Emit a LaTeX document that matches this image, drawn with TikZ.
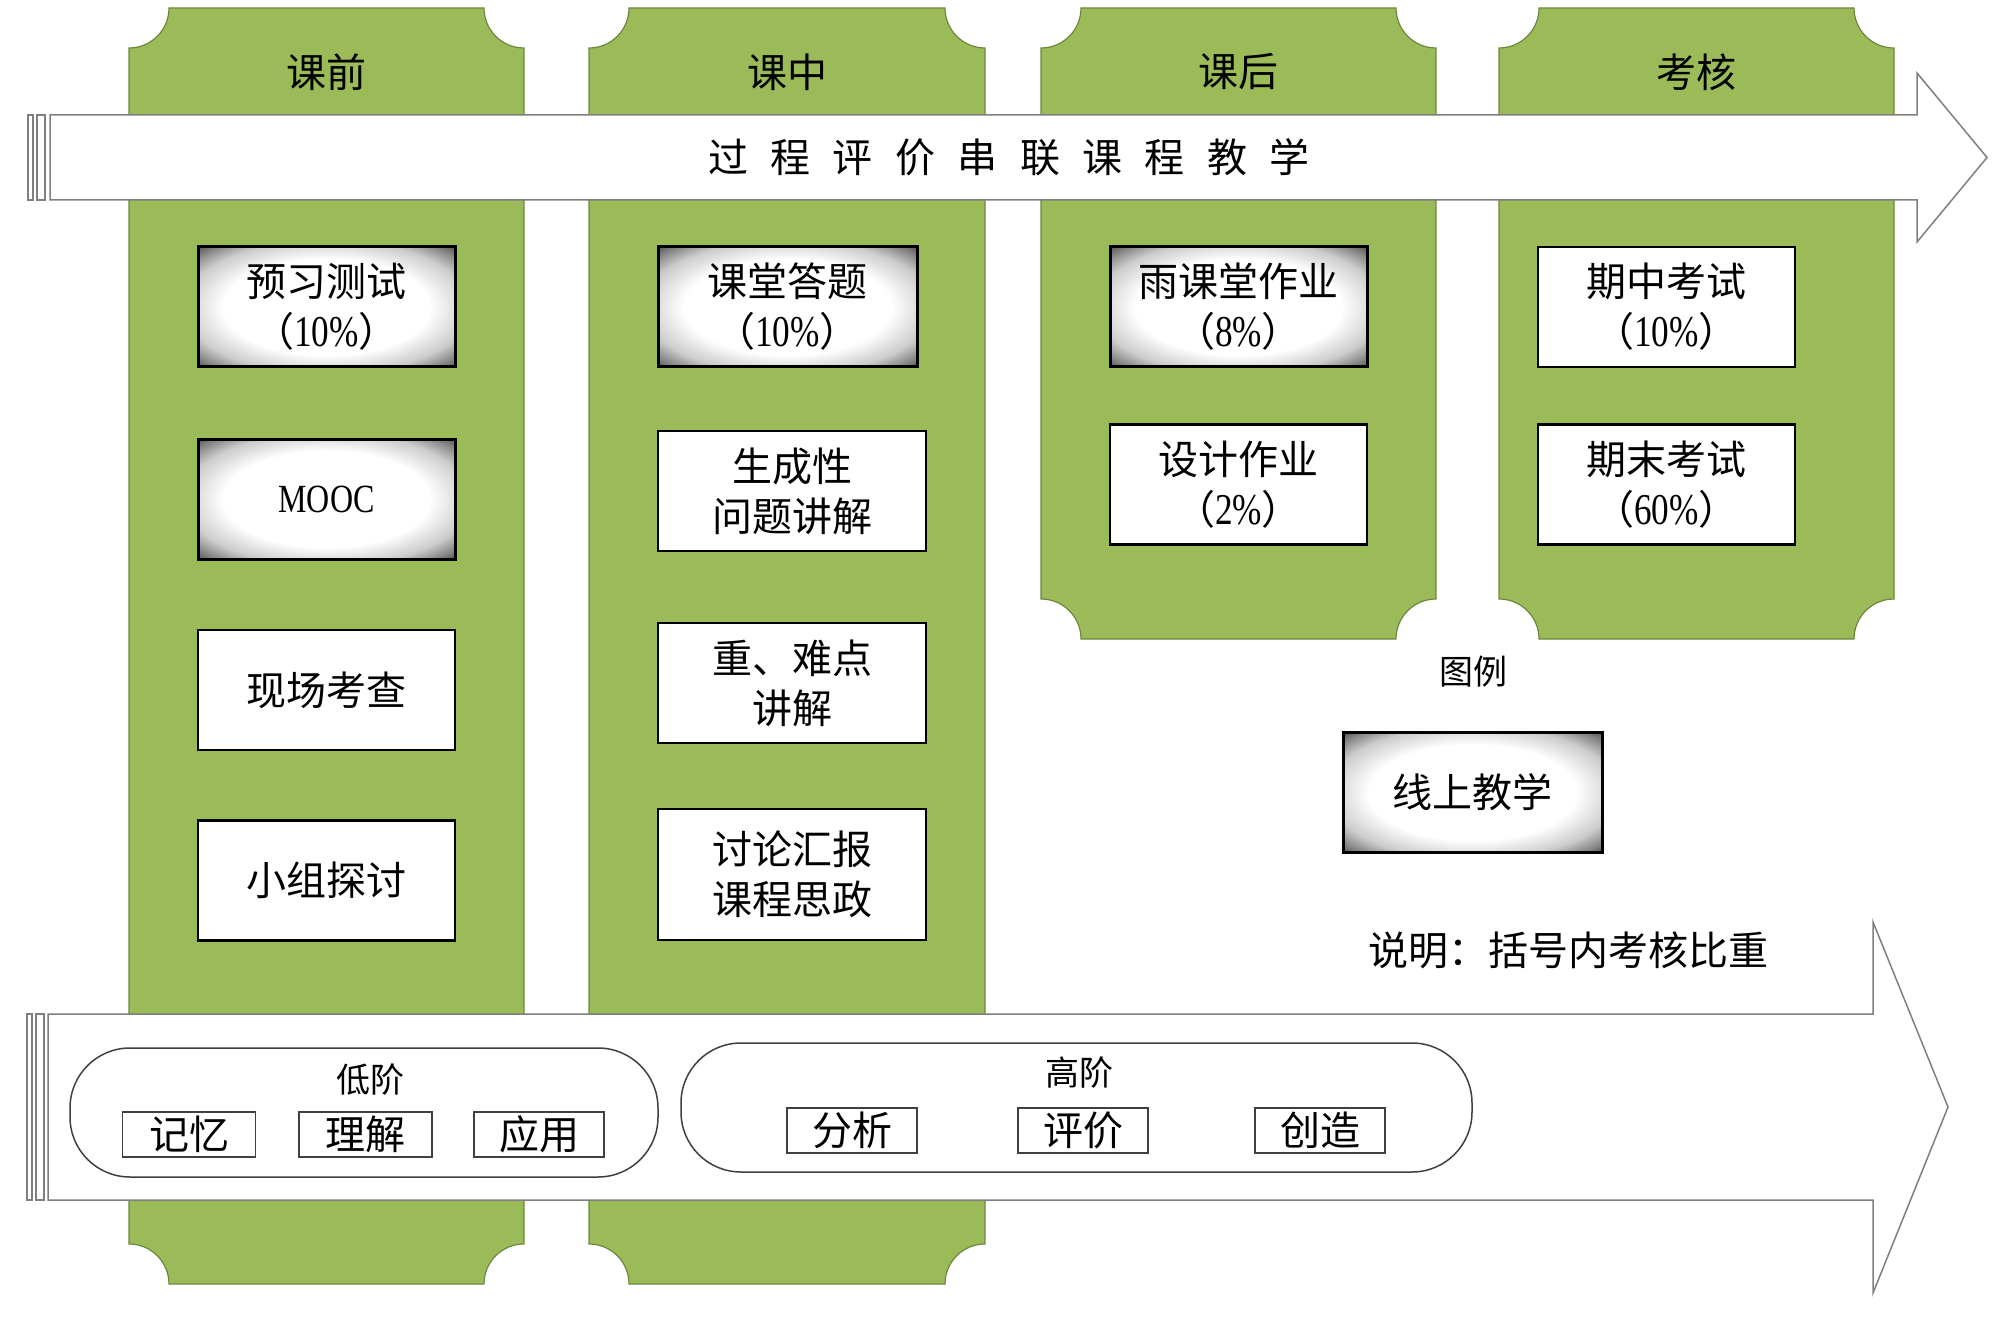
\documentclass[tikz,border=0pt]{standalone}
\usepackage{fontspec}
\setmainfont{Noto Sans CJK SC}
\newfontfamily\latin[FakeStretch=0.8]{Liberation Serif}
\newcommand{\pct}[1]{{\latin\fontsize{44}{50}\selectfont #1\%}}
\definecolor{Leaf}{HTML}{9BBB59}
\definecolor{LeafEdge}{HTML}{6E8740}
\definecolor{Rim}{HTML}{7F7F7F}
\definecolor{Ink}{HTML}{404040}
\pgfdeclareradialshading{glow}{\pgfpoint{0bp}{0bp}}{color(0bp)=(white); color(20bp)=(white);
  color(28bp)=(black!20); color(33bp)=(black!50); color(36bp)=(black!72); color(55bp)=(black!85)}

\begin{document}
\begin{tikzpicture}[x=1pt, y=1pt,
  phase/.style={fill=Leaf, draw=LeafEdge, line width=1.2pt},
  head/.style={font=\fontsize{40}{48}\selectfont},
  band/.style={fill=white, draw=Rim, line width=1.5pt},
  box/.style={rectangle, draw=black, line width=2.5pt, fill=white, inner sep=0pt,
     minimum width=257pt, minimum height=120pt, align=center, font=\fontsize{40}{50}\selectfont},
  glowbox/.style={box, line width=3pt, shading=glow},
  tier/.style={rectangle, rounded corners=60pt, draw=Ink, line width=1.5pt, fill=white,
     minimum height=129pt},
  level/.style={rectangle, draw=Ink, line width=1.2pt, fill=white, inner sep=0pt,
     minimum width=133pt, minimum height=45pt, font=\fontsize{40}{48}\selectfont},
  note/.style={font=\fontsize{34}{40}\selectfont}]
  \useasboundingbox (0,0) rectangle (2000,-1321);
  % phase columns with notched corners
  \foreach \xl/\xr/\yb in {129/524/-1284, 589/985/-1284, 1041/1436/-639, 1499/1894/-639}{
    \draw[phase] (\xl,-48) arc[start angle=270, end angle=360, radius=40pt] -- (\xr-40,-8)
      arc[start angle=180, end angle=270, radius=40pt] -- (\xr,\yb+40)
      arc[start angle=90, end angle=180, radius=40pt] -- (\xl+40,\yb)
      arc[start angle=0, end angle=90, radius=40pt] -- cycle;}
  \foreach \t/\x [count=\i] in {课前/326.5, 课中/787, 课后/1238.5, 考核/1696.5}
    \node[head] (head\i) at (\x,-72) {\t};
  % striped arrows
  \draw[band] (50,-115) -- (1917,-115) -- (1917,-73) -- (1987,-157.5) -- (1917,-242)
    -- (1917,-200) -- (50,-200) -- cycle;
  \draw[band] (28,-115) rectangle (33,-200) (37,-115) rectangle (45,-200);
  \node[head] (title) at (1009,-157.5)
    {\spaceskip=0.56em\relax 过 程 评 价 串 联 课 程 教 学};
  \draw[band] (48,-1014) -- (1873,-1014) -- (1873,-922) -- (1948,-1107) -- (1873,-1293)
    -- (1873,-1200) -- (48,-1200) -- cycle;
  \draw[band] (27,-1014) rectangle (32,-1200) (36,-1014) rectangle (44,-1200);

  % before class
  \node[glowbox] (yuxi) at (326.5,-307) {预习测试\\（\pct{10}）};
  \node[glowbox] (mooc) at (326.5,-499) {{\latin\fontsize{40}{48}\selectfont MOOC}};
  \node[box] (xianchang) at (326.5,-690) {现场考查};
  \node[box] (xiaozu) at (326.5,-880.5) {小组探讨};
  % in class
  \node[glowbox, minimum width=259pt] (dati) at (787.5,-307) {课堂答题\\（\pct{10}）};
  \node[box, minimum width=268pt] (shengcheng) at (792,-491) {生成性\\问题讲解};
  \node[box, minimum width=268pt] (zhongnan) at (792,-683) {重、难点\\讲解};
  \node[box, minimum width=268pt, minimum height=131pt] (taolun) at (792,-874.5) {讨论汇报\\课程思政};
  % after class
  \node[glowbox] (yuketang) at (1238.5,-307) {雨课堂作业\\（\pct{8}）};
  \node[box] (sheji) at (1238.5,-484.5) {设计作业\\（\pct{2}）};
  % assessment
  \node[box] (qizhong) at (1666.5,-307) {期中考试\\（\pct{10}）};
  \node[box] (qimo) at (1666.5,-484.5) {期末考试\\（\pct{60}）};

  % legend
  \node[note] (tuli) at (1473,-672) {图例};
  \node[glowbox, minimum width=259pt] (xianshang) at (1472.5,-792.5) {线上教学};
  \node[head] (shuoming) at (1568,-950) {说明：括号内考核比重};

  % cognitive levels
  \node[tier, minimum width=588pt] (low) at (364,-1112.5) {};
  \node[note] (lowlab) at (370,-1080) {低阶};
  \node[level] (jiyi) at (189,-1134.5) {记忆};
  \node[level] (lijie) at (365.5,-1134.5) {理解};
  \node[level, minimum width=130pt] (yingyong) at (539,-1134.5) {应用};
  \node[tier, minimum width=791pt] (high) at (1076.5,-1107.5) {};
  \node[note] (highlab) at (1079,-1073) {高阶};
  \node[level, minimum width=130pt] (fenxi) at (852,-1130.5) {分析};
  \node[level, minimum width=130pt] (pingjia) at (1083,-1130.5) {评价};
  \node[level, minimum width=130pt] (chuangzao) at (1320,-1130.5) {创造};
\end{tikzpicture}
\end{document}
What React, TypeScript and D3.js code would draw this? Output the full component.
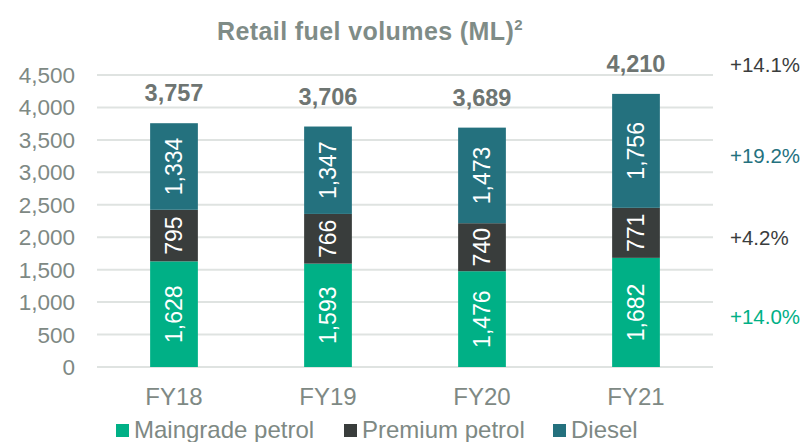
import React from 'react';
import * as d3 from 'd3';

const years = ['FY18', 'FY19', 'FY20', 'FY21'];
const maingrade = [1628, 1593, 1476, 1682];
const premium = [795, 766, 740, 771];
const diesel = [1334, 1347, 1473, 1756];
const totals = [3757, 3706, 3689, 4210];
const changes = { total: '+14.1%', diesel: '+19.2%', premium: '+4.2%', maingrade: '+14.0%' };
const yTicks = [0, 500, 1000, 1500, 2000, 2500, 3000, 3500, 4000, 4500];

const series = [
  { key: 'maingrade', name: 'Maingrade petrol', values: maingrade, color: '#00b086' },
  { key: 'premium', name: 'Premium petrol', values: premium, color: '#393d3c' },
  { key: 'diesel', name: 'Diesel', values: diesel, color: '#24717e' },
];

const W = 805;
const H = 442;
const font = 'Arial, "Liberation Sans", sans-serif';
const grey = '#7e8984';

const App: React.FC = () => {
  const x = d3.scaleBand<string>().domain(years).range([97, 713]).paddingInner(0.69).paddingOuter(0.345);
  const y = d3.scaleLinear().domain([0, 4500]).range([367, 75]);
  const fmt = d3.format(',');

  const rows = years.map((yr, i) => {
    const r: any = { yr };
    series.forEach(s => (r[s.key] = s.values[i]));
    return r;
  });
  const stacked = d3.stack<any>().keys(series.map(s => s.key))(rows);

  const last = years.length - 1;
  const annX = 730;
  const mid = (k: number) => {
    const d = stacked[k][last];
    return y((d[0] + d[1]) / 2);
  };

  return (
    <svg width={W} height={H} style={{ position: 'absolute', left: 0, top: 0, fontFamily: font }}>
      <text x={370} y={40} textAnchor="middle" fontSize={25} fontWeight="bold" fill="#7f8c87" letterSpacing={0.4}>
        Retail fuel volumes (ML)<tspan fontSize={15} dy={-10}>2</tspan>
      </text>

      {yTicks.map(t => (
        <g key={t}>
          <line x1={97} x2={713} y1={y(t)} y2={y(t)} stroke="#dfe3e1" strokeWidth={2} />
          <text x={75} y={y(t) + 8} textAnchor="end" fontSize={22.5} fill={grey}>{fmt(t)}</text>
        </g>
      ))}

      {stacked.map((layer, k) =>
        layer.map((d, i) => {
          const x0 = x(years[i])!;
          const bw = x.bandwidth();
          const y0 = y(d[1]);
          const h = y(d[0]) - y(d[1]);
          const cx = x0 + bw / 2;
          const cy = y0 + h / 2;
          return (
            <g key={`${k}-${i}`}>
              <rect x={x0} y={y0} width={bw} height={h} fill={series[k].color} />
              <text
                transform={`translate(${cx + 8},${cy}) rotate(-90)`}
                textAnchor="middle"
                fontSize={23}
                fill="#ffffff"
              >
                {fmt(d[1] - d[0])}
              </text>
            </g>
          );
        })
      )}

      {totals.map((t, i) => (
        <text key={i} x={x(years[i])! + x.bandwidth() / 2} y={y(t) - 22} textAnchor="middle" fontSize={23.5} fontWeight="bold" fill="#6e7572">
          {fmt(t)}
        </text>
      ))}

      {years.map(yr => (
        <text key={yr} x={x(yr)! + x.bandwidth() / 2} y={405} textAnchor="middle" fontSize={24} fill={grey}>{yr}</text>
      ))}

      <text x={annX} y={y(totals[last]) - 22} fontSize={20.5} fill="#3a3d3d">{changes.total}</text>
      <text x={annX} y={mid(2) + 12} fontSize={20.5} fill="#24717e">{changes.diesel}</text>
      <text x={annX} y={mid(1) + 12} fontSize={20.5} fill="#3a3d3d">{changes.premium}</text>
      <text x={annX} y={mid(0) + 12} fontSize={20.5} fill="#00b086">{changes.maingrade}</text>

      {series.map((s, i) => {
        const lx = [116, 344, 553][i];
        return (
          <g key={s.key}>
            <rect x={lx} y={424} width={13} height={13} fill={s.color} />
            <text x={lx + 18} y={438} fontSize={24} fill={grey}>{s.name}</text>
          </g>
        );
      })}
    </svg>
  );
};

export default App;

* CHALLENGE
Your answer should be only a number: how many lines of the data above contain the string "React"?

* COMPLETE ANSWER
3